Pictures stay out of the copy; restate everything else in the material exactly.

# # # # # # #

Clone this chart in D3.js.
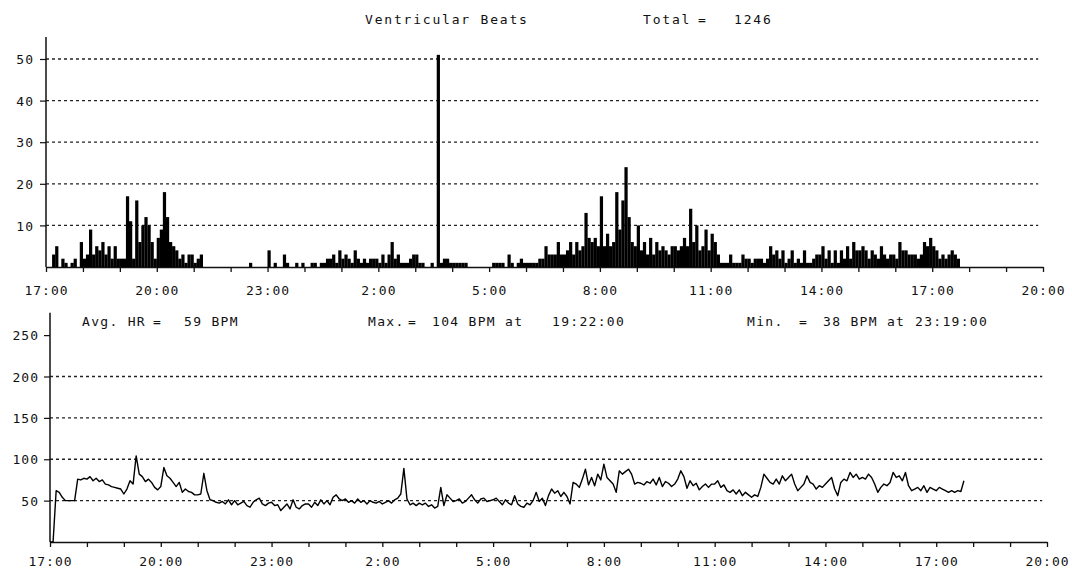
<!DOCTYPE html>
<html>
<head>
<meta charset="utf-8">
<script src="https://cdn.jsdelivr.net/npm/d3@7"></script>
<style>
  html, body { margin: 0; padding: 0; background: #fff; }
  svg { display: block; }
  text { font-family: "DejaVu Sans Mono", monospace; fill: #111; }
</style>
</head>
<body>
<svg id="chart" width="1072" height="571"></svg>
<script>
// ---------------- DATA ----------------
// time axis: hours after 17:00 (day 1), one label every 3 hours
const xTickLabels = ["17:00","20:00","23:00","2:00","5:00","8:00","11:00","14:00","17:00","20:00"];
const binMinutes = 5;

// Ventricular beats per 5-minute bin, one row per hour starting 17:00
const veCounts = [
  0,0,3,5,0,2,1,0,1,2,0,6,
  2,3,9,3,5,4,6,3,5,2,5,2,
  2,2,17,11,2,16,6,10,12,10,6,2,
  7,9,18,12,6,5,4,2,3,1,3,3,
  1,2,3,0,0,0,0,0,0,0,0,0,
  0,0,0,0,0,0,1,0,0,0,0,0,
  4,0,1,0,0,3,1,0,0,1,0,1,
  0,0,1,1,0,1,1,2,2,3,1,4,
  2,3,2,1,4,2,1,2,1,2,2,2,
  1,3,1,3,6,2,3,1,1,1,2,3,
  3,1,1,0,0,1,0,51,1,2,2,1,
  1,1,1,1,1,0,0,0,0,0,0,0,
  0,1,1,1,1,0,3,1,0,1,2,1,
  1,1,1,1,2,2,5,3,3,3,6,3,
  3,4,6,3,6,4,5,13,7,6,7,5,
  17,5,8,5,6,18,9,16,24,12,6,5,
  10,4,6,3,7,3,6,4,5,4,3,5,
  5,4,5,7,5,14,6,10,4,5,9,4,
  8,6,3,1,1,1,3,1,1,1,3,2,
  2,1,2,2,2,1,2,5,3,4,2,4,
  1,2,4,1,2,1,4,1,1,2,3,3,
  5,2,4,1,4,1,4,2,5,2,6,4,
  4,5,4,2,4,3,2,5,3,2,3,3,
  2,6,4,4,3,3,3,2,3,6,5,7,
  5,4,2,3,2,3,4,3,2
];

// Heart rate (BPM) every 5 minutes, one row per hour starting 17:00
const hrValues = [
  0,0,62,60,54,50,50,50,50,76,75,77,
  76,79,74,77,73,75,70,69,67,66,65,64,
  58,64,74,70,104,82,79,73,76,72,66,63,
  67,90,80,77,72,67,72,60,64,61,60,57,
  57,58,83,62,51,50,48,47,49,46,51,45,
  50,45,47,49,44,42,48,51,53,46,44,47,
  48,44,45,38,42,46,40,51,42,40,44,46,
  46,42,48,44,51,46,50,45,54,57,52,50,
  52,48,50,47,52,48,50,46,50,48,47,49,
  46,48,50,47,51,53,58,89,52,45,47,44,
  47,45,47,43,45,41,43,66,44,57,53,49,
  50,52,47,49,53,57,51,47,52,53,49,50,
  51,53,49,45,51,47,45,56,46,43,42,47,
  45,50,60,49,53,44,56,64,59,62,55,60,
  55,46,72,70,66,76,88,69,78,68,82,75,
  94,78,74,70,60,86,82,85,88,82,70,72,
  71,69,73,71,76,69,78,67,73,71,67,70,
  76,86,79,65,74,68,71,63,67,70,66,70,
  70,74,66,69,62,60,63,58,63,56,60,57,
  54,57,55,66,82,77,72,70,76,70,80,74,
  78,82,70,62,66,70,80,72,70,64,68,66,
  70,74,78,64,56,72,76,74,84,78,82,76,
  78,76,82,78,70,60,66,70,68,72,84,78,
  80,74,84,68,62,64,66,62,68,60,66,64,
  62,66,64,62,60,62,60,62,61,74
];

const veTicks = [10,20,30,40,50];
const veGrid  = [10,20,30,40,50];
const hrTicks = [50,100,150,200,250];
const hrGrid  = [50,100,150,200];

const veTitle = [
  {t:"Ventricular Beats", x:365},
  {t:"Total", x:643},
  {t:"=", x:698},
  {t:"1246", x:734}
];
const hrTitle = [
  {t:"Avg. HR", x:82}, {t:"=", x:153}, {t:"59 BPM", x:184},
  {t:"Max.", x:368}, {t:"=", x:408}, {t:"104 BPM at", x:432}, {t:"19:22:00", x:552},
  {t:"Min.", x:747}, {t:"=", x:799}, {t:"38 BPM at", x:823}, {t:"23:19:00", x:915}
];

// ---------------- DRAW ----------------
const svg = d3.select("#chart");
const hours = d3.range(0, 28);
const binH = binMinutes / 60;
const fmtX = d => (d % 3 === 0 ? xTickLabels[d / 3] : "");

function panel(cfg) {
  const g = svg.append("g");
  const x = d3.scaleLinear().domain([0, 27]).range(cfg.xr);
  const y = d3.scaleLinear().domain(cfg.yd).range(cfg.yr);

  // dotted grid
  g.append("g").selectAll("line").data(cfg.grid).join("line")
    .attr("x1", x(0)).attr("x2", x(26.87))
    .attr("y1", d => y(d)).attr("y2", d => y(d))
    .attr("stroke", "#222").attr("stroke-width", 1.3)
    .attr("stroke-dasharray", "3,3");

  // y axis
  const ya = g.append("g").attr("transform", `translate(${x(0)},0)`)
    .call(d3.axisLeft(y).tickValues(cfg.ticks).tickSize(6).tickPadding(cfg.pad));
  ya.select(".domain").remove();
  ya.selectAll("line").attr("stroke", "#111").attr("stroke-width", 1.2);
  ya.selectAll("text").style("font-size", "13px").style("letter-spacing", "1px")
    .attr("dy", "0.36em").attr("fill", "#111");
  g.append("line").attr("x1", x(0)).attr("x2", x(0))
    .attr("y1", y(cfg.ytop)).attr("y2", y(0))
    .attr("stroke", "#111").attr("stroke-width", 1.5);

  // x axis
  const xa = g.append("g").attr("transform", `translate(0,${y(0)})`)
    .call(d3.axisBottom(x).tickValues(hours).tickFormat(fmtX)
      .tickSize(5).tickSizeOuter(0).tickPadding(cfg.xpad));
  xa.select(".domain").attr("stroke", "#111").attr("stroke-width", 1.4);
  xa.selectAll("line").attr("stroke", "#111").attr("stroke-width", 1.3);
  xa.selectAll("text").style("font-size", "13px").style("letter-spacing", "1px")
    .attr("fill", "#111");

  return { g, x, y };
}

// Top: ventricular beats
const vePanel = panel({ xr: [46, 1043], yd: [0, 50], yr: [267, 59], ytop: 55.3,
  grid: veGrid, ticks: veTicks, pad: 6, xpad: 14 });
const bw = (vePanel.x(binH) - vePanel.x(0)) * 1.05;
vePanel.g.append("g").selectAll("rect").data(veCounts).join("rect")
  .attr("x", (d, i) => vePanel.x((i + 0.5) * binH) - bw / 2)
  .attr("width", bw)
  .attr("y", d => vePanel.y(d))
  .attr("height", d => vePanel.y(0) - vePanel.y(d))
  .attr("fill", "#000");

vePanel.g.append("g").selectAll("text").data(veTitle).join("text")
  .attr("x", d => d.x).attr("y", 24)
  .style("font-size", "13px").style("letter-spacing", "1.8px")
  .text(d => d.t);

// Bottom: heart rate
const hrPanel = panel({ xr: [50, 1047], yd: [0, 200], yr: [542, 376.5], ytop: 277,
  grid: hrGrid, ticks: hrTicks, pad: 5, xpad: 10 });
hrPanel.g.append("path")
  .datum(hrValues)
  .attr("fill", "none").attr("stroke", "#000").attr("stroke-width", 1.4)
  .attr("stroke-linejoin", "round")
  .attr("d", d3.line().x((d, i) => hrPanel.x(i * binH)).y(d => hrPanel.y(d)));

hrPanel.g.append("g").selectAll("text").data(hrTitle).join("text")
  .attr("x", d => d.x).attr("y", 326)
  .style("font-size", "13px").style("letter-spacing", "1.3px")
  .text(d => d.t);
</script>
</body>
</html>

# # # # # # #

#### [Worked answer]
Clone this chart in D3.js.
<!DOCTYPE html>
<html>
<head>
<meta charset="utf-8">
<script src="https://cdn.jsdelivr.net/npm/d3@7"></script>
<style>
  html, body { margin: 0; padding: 0; background: #fff; }
  svg { display: block; }
  text { font-family: "DejaVu Sans Mono", monospace; fill: #111; }
</style>
</head>
<body>
<svg id="chart" width="1072" height="571"></svg>
<script>
// ---------------- DATA ----------------
// time axis: hours after 17:00 (day 1), one label every 3 hours
const xTickLabels = ["17:00","20:00","23:00","2:00","5:00","8:00","11:00","14:00","17:00","20:00"];
const binMinutes = 5;

// Ventricular beats per 5-minute bin, one row per hour starting 17:00
const veCounts = [
  0,0,3,5,0,2,1,0,1,2,0,6,
  2,3,9,3,5,4,6,3,5,2,5,2,
  2,2,17,11,2,16,6,10,12,10,6,2,
  7,9,18,12,6,5,4,2,3,1,3,3,
  1,2,3,0,0,0,0,0,0,0,0,0,
  0,0,0,0,0,0,1,0,0,0,0,0,
  4,0,1,0,0,3,1,0,0,1,0,1,
  0,0,1,1,0,1,1,2,2,3,1,4,
  2,3,2,1,4,2,1,2,1,2,2,2,
  1,3,1,3,6,2,3,1,1,1,2,3,
  3,1,1,0,0,1,0,51,1,2,2,1,
  1,1,1,1,1,0,0,0,0,0,0,0,
  0,1,1,1,1,0,3,1,0,1,2,1,
  1,1,1,1,2,2,5,3,3,3,6,3,
  3,4,6,3,6,4,5,13,7,6,7,5,
  17,5,8,5,6,18,9,16,24,12,6,5,
  10,4,6,3,7,3,6,4,5,4,3,5,
  5,4,5,7,5,14,6,10,4,5,9,4,
  8,6,3,1,1,1,3,1,1,1,3,2,
  2,1,2,2,2,1,2,5,3,4,2,4,
  1,2,4,1,2,1,4,1,1,2,3,3,
  5,2,4,1,4,1,4,2,5,2,6,4,
  4,5,4,2,4,3,2,5,3,2,3,3,
  2,6,4,4,3,3,3,2,3,6,5,7,
  5,4,2,3,2,3,4,3,2
];

// Heart rate (BPM) every 5 minutes, one row per hour starting 17:00
const hrValues = [
  0,0,62,60,54,50,50,50,50,76,75,77,
  76,79,74,77,73,75,70,69,67,66,65,64,
  58,64,74,70,104,82,79,73,76,72,66,63,
  67,90,80,77,72,67,72,60,64,61,60,57,
  57,58,83,62,51,50,48,47,49,46,51,45,
  50,45,47,49,44,42,48,51,53,46,44,47,
  48,44,45,38,42,46,40,51,42,40,44,46,
  46,42,48,44,51,46,50,45,54,57,52,50,
  52,48,50,47,52,48,50,46,50,48,47,49,
  46,48,50,47,51,53,58,89,52,45,47,44,
  47,45,47,43,45,41,43,66,44,57,53,49,
  50,52,47,49,53,57,51,47,52,53,49,50,
  51,53,49,45,51,47,45,56,46,43,42,47,
  45,50,60,49,53,44,56,64,59,62,55,60,
  55,46,72,70,66,76,88,69,78,68,82,75,
  94,78,74,70,60,86,82,85,88,82,70,72,
  71,69,73,71,76,69,78,67,73,71,67,70,
  76,86,79,65,74,68,71,63,67,70,66,70,
  70,74,66,69,62,60,63,58,63,56,60,57,
  54,57,55,66,82,77,72,70,76,70,80,74,
  78,82,70,62,66,70,80,72,70,64,68,66,
  70,74,78,64,56,72,76,74,84,78,82,76,
  78,76,82,78,70,60,66,70,68,72,84,78,
  80,74,84,68,62,64,66,62,68,60,66,64,
  62,66,64,62,60,62,60,62,61,74
];

const veTicks = [10,20,30,40,50];
const veGrid  = [10,20,30,40,50];
const hrTicks = [50,100,150,200,250];
const hrGrid  = [50,100,150,200];

const veTitle = [
  {t:"Ventricular Beats", x:365},
  {t:"Total", x:643},
  {t:"=", x:698},
  {t:"1246", x:734}
];
const hrTitle = [
  {t:"Avg. HR", x:82}, {t:"=", x:153}, {t:"59 BPM", x:184},
  {t:"Max.", x:368}, {t:"=", x:408}, {t:"104 BPM at", x:432}, {t:"19:22:00", x:552},
  {t:"Min.", x:747}, {t:"=", x:799}, {t:"38 BPM at", x:823}, {t:"23:19:00", x:915}
];

// ---------------- DRAW ----------------
const svg = d3.select("#chart");
const hours = d3.range(0, 28);
const binH = binMinutes / 60;
const fmtX = d => (d % 3 === 0 ? xTickLabels[d / 3] : "");

function panel(cfg) {
  const g = svg.append("g");
  const x = d3.scaleLinear().domain([0, 27]).range(cfg.xr);
  const y = d3.scaleLinear().domain(cfg.yd).range(cfg.yr);

  // dotted grid
  g.append("g").selectAll("line").data(cfg.grid).join("line")
    .attr("x1", x(0)).attr("x2", x(26.87))
    .attr("y1", d => y(d)).attr("y2", d => y(d))
    .attr("stroke", "#222").attr("stroke-width", 1.3)
    .attr("stroke-dasharray", "3,3");

  // y axis
  const ya = g.append("g").attr("transform", `translate(${x(0)},0)`)
    .call(d3.axisLeft(y).tickValues(cfg.ticks).tickSize(6).tickPadding(cfg.pad));
  ya.select(".domain").remove();
  ya.selectAll("line").attr("stroke", "#111").attr("stroke-width", 1.2);
  ya.selectAll("text").style("font-size", "13px").style("letter-spacing", "1px")
    .attr("dy", "0.36em").attr("fill", "#111");
  g.append("line").attr("x1", x(0)).attr("x2", x(0))
    .attr("y1", y(cfg.ytop)).attr("y2", y(0))
    .attr("stroke", "#111").attr("stroke-width", 1.5);

  // x axis
  const xa = g.append("g").attr("transform", `translate(0,${y(0)})`)
    .call(d3.axisBottom(x).tickValues(hours).tickFormat(fmtX)
      .tickSize(5).tickSizeOuter(0).tickPadding(cfg.xpad));
  xa.select(".domain").attr("stroke", "#111").attr("stroke-width", 1.4);
  xa.selectAll("line").attr("stroke", "#111").attr("stroke-width", 1.3);
  xa.selectAll("text").style("font-size", "13px").style("letter-spacing", "1px")
    .attr("fill", "#111");

  return { g, x, y };
}

// Top: ventricular beats
const vePanel = panel({ xr: [46, 1043], yd: [0, 50], yr: [267, 59], ytop: 55.3,
  grid: veGrid, ticks: veTicks, pad: 6, xpad: 14 });
const bw = (vePanel.x(binH) - vePanel.x(0)) * 1.05;
vePanel.g.append("g").selectAll("rect").data(veCounts).join("rect")
  .attr("x", (d, i) => vePanel.x((i + 0.5) * binH) - bw / 2)
  .attr("width", bw)
  .attr("y", d => vePanel.y(d))
  .attr("height", d => vePanel.y(0) - vePanel.y(d))
  .attr("fill", "#000");

vePanel.g.append("g").selectAll("text").data(veTitle).join("text")
  .attr("x", d => d.x).attr("y", 24)
  .style("font-size", "13px").style("letter-spacing", "1.8px")
  .text(d => d.t);

// Bottom: heart rate
const hrPanel = panel({ xr: [50, 1047], yd: [0, 200], yr: [542, 376.5], ytop: 277,
  grid: hrGrid, ticks: hrTicks, pad: 5, xpad: 10 });
hrPanel.g.append("path")
  .datum(hrValues)
  .attr("fill", "none").attr("stroke", "#000").attr("stroke-width", 1.4)
  .attr("stroke-linejoin", "round")
  .attr("d", d3.line().x((d, i) => hrPanel.x(i * binH)).y(d => hrPanel.y(d)));

hrPanel.g.append("g").selectAll("text").data(hrTitle).join("text")
  .attr("x", d => d.x).attr("y", 326)
  .style("font-size", "13px").style("letter-spacing", "1.3px")
  .text(d => d.t);
</script>
</body>
</html>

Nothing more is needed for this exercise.